We should give our children such permanency.  Such unmovable, unquestionable, unseeable, unconditional love and acceptance.

Because then our children can fly away.

Fly on wings that carry the child from wind current to wind current.  Wings that work hard, flap tirelessly, rest sometimes.  Wings that gift the child with independence, vision, challenge, success, adventure, and creativity.  They are a joy to watch, these butterfly children we release into the air, watching to see where they can go, what they can do.

The joy of finding a monarch caterpillar on a milkweed pod one pre-adolescent summer.   Kept in my dented mesh bug box, that caterpillar dined for weeks on my gifts of milkweed, grass, and Queen Anne’s lace.  It spun a chrysalis.  It metamorphosed. It unfolded creased wings.  I held it in the palm of my hand, a perfect orange and black butterfly, and released it from my front porch into the late-summer air.  Watching it beat haphazardly away, I felt at once grieved and elated.  I wish these wings and this flight for my children.  I know I will grieve.  I know I will be elated watching their wings do what wings are designed to do.

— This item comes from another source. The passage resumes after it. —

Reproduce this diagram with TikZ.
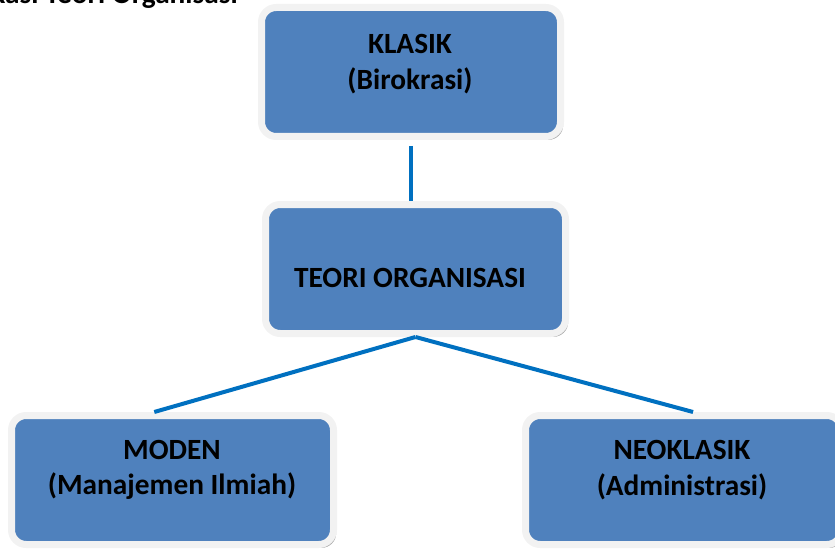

“There are two gifts we should give our children;  One is roots, and the other is wings.”  It would be easier to concentrate on either roots or wings.  Just one half of the sign’s equation.  Because it would be easier to cling with root tentacles to our children.  Or, it would be easier to just shove them up and out, expecting them to fly and not return, not to need them to return.  The challenge is to do both–cling and release.

I want to honor what my grandparents and parents did for me–anchored me with a solid root system and offered me up skyward to see what my wings could pull off.  I want my girls to grow up seeing the sign in my bedroom and one day, when they’ve flown off to families of their own, bring grandchildren back to their roots, and my grandchildren will see the sign, maybe while sneaking off to watch MTV or to take a bubble bath, and memorize the words for themselves.

3 Comments

  1. So much to think about and consider. Am I giving my kids both of these things? Honestly, I think I have more troubles with giving them roots than wings. Oh, my. Some days being a mother is a lot easier in concept than in action. You know what I mean? Today seems to be one of those days for me.

    Beautiful post.
    ~FringeGirl

    October 16, 2012
    Reply
  2. Melissa said:

    That was beautiful Beth. I can tell it came from deep down in your roots. I think roots and wings are a powerful combination. I can’t speak from a Mother’s perspective, but from a daughters perspective… wings are useless unless you have roots to rely on.

    October 16, 2012
    Reply
  3. Jo said:

    You are so right. Anchor and vision. A place to dream dreams from.